Sears shopping its space in area malls

By Jonathan O'Connell
Monday, May 10, 2010

By Jonathan O'Connell

Sears is no longer the dominant presence in shopping centers that it once was, but its real estate holdings still are.

As it transforms itself into more of an online seller, Sears Holdings Corp., owner of Sears and Kmart, is ratcheting up efforts to lease or sell space at existing stores across the country, creating an online registry of its properties and listing nearly all of its stores there for interested tenants and buyers.

A total of 3,837 properties are being listed by Sears Holdings through its realty company, and it is looking to sell 67 stores it closed as it moves sales online and cuts costs. It operates about 3,900 total stores in the United States and Canada.

In the Washington area, the company is marketing space in 16 suburban Maryland stores, and at another 16 in Northern Virginia. The listings include Kmarts in Hyattsville and Gaithersburg, a Sears Auto Center in Bethesda, and Sears stores in Alexandria, Fairfax, Falls Church and Manassas. There are no Kmart or Sears stores in D.C., except for a Sears appliance showroom in Tenleytown.

Though what space exactly is available at each store isn't listed, some of the opportunities are for in-store leasing, as Sears has done placing H&R Block tax prep stands in hundreds of stores and which Kmart, acquired in 2003, has done with leases for Little Caesars Pizza Stations. On April 22, Sears Holdings announced that it had signed a multi-year agreement with Edwin Watts Golf Shops to open 12 golf outlets within Sears stores, including Falls Church. The shops will range from 2,700 to 3,000 square feet and be positioned near the eletronics, tools, appliances or sporting good sections.

"Over the course of the recession, retailers, shopping centers, everyone has had to get more creative and look for more sources of revenue," said Jesse Tron, a spokesman for the International Council of Shopping Centers. He said customers frequently don't know the difference between a tenant and other Sears departments. "They basically just build out a little section of the store so you don't even feel like you're in another part of the store," he said.

A Sears spokesperson, Kim Freely, said the company had been seeking lease agreements for years but that it was receiving more and highly varied responses with its increased push for tenants. "Somebody might come to us and say we want to rent a kiosk for 400 square feet and somebody else might want to lease half the store," she said.

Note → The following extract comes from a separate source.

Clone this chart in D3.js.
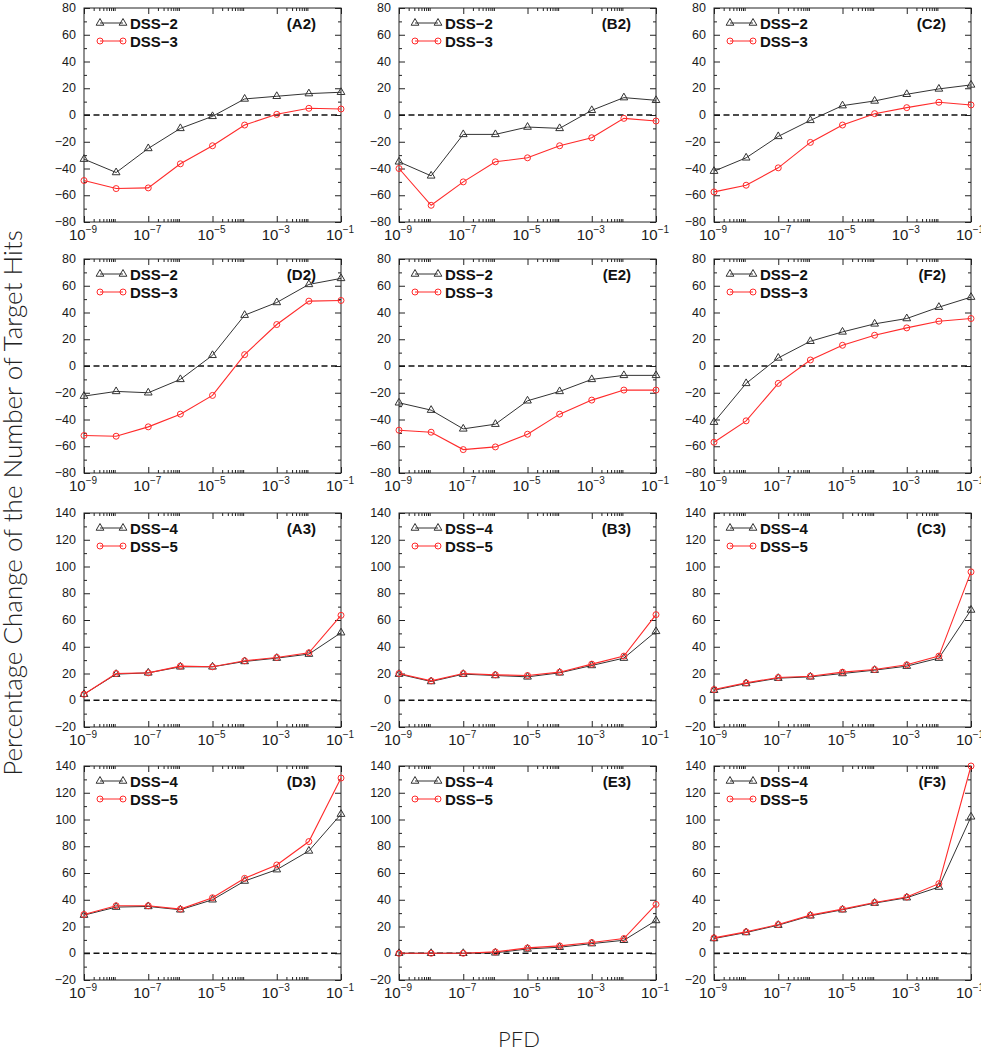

Leveraging its real estate assets may have helped Sears quickly increase its profits and stock price in the last year, despite closing stores. Other space being marketed by Sears are areas in "diminished" stores that have been reduced in size, and pad sites in parking lots. "We just think that we could move things around and still do our business as efficiently as we can and there could still be room for other things," Freely said.

Gary Rappaport, president of the McLean-based retail developer The Rappaport Cos., said anchor retailers like Sears or Kmart that either purchased space or signed leases 20 or 30 years ago often have broad rights to their properties and can offer competitive rates.

"All Sears is doing is taking their retail play and taking advantage of the real estate play," he said. "They're not the only ones who are doing it. But because they are someone who has a lot of older locations they can focus on it."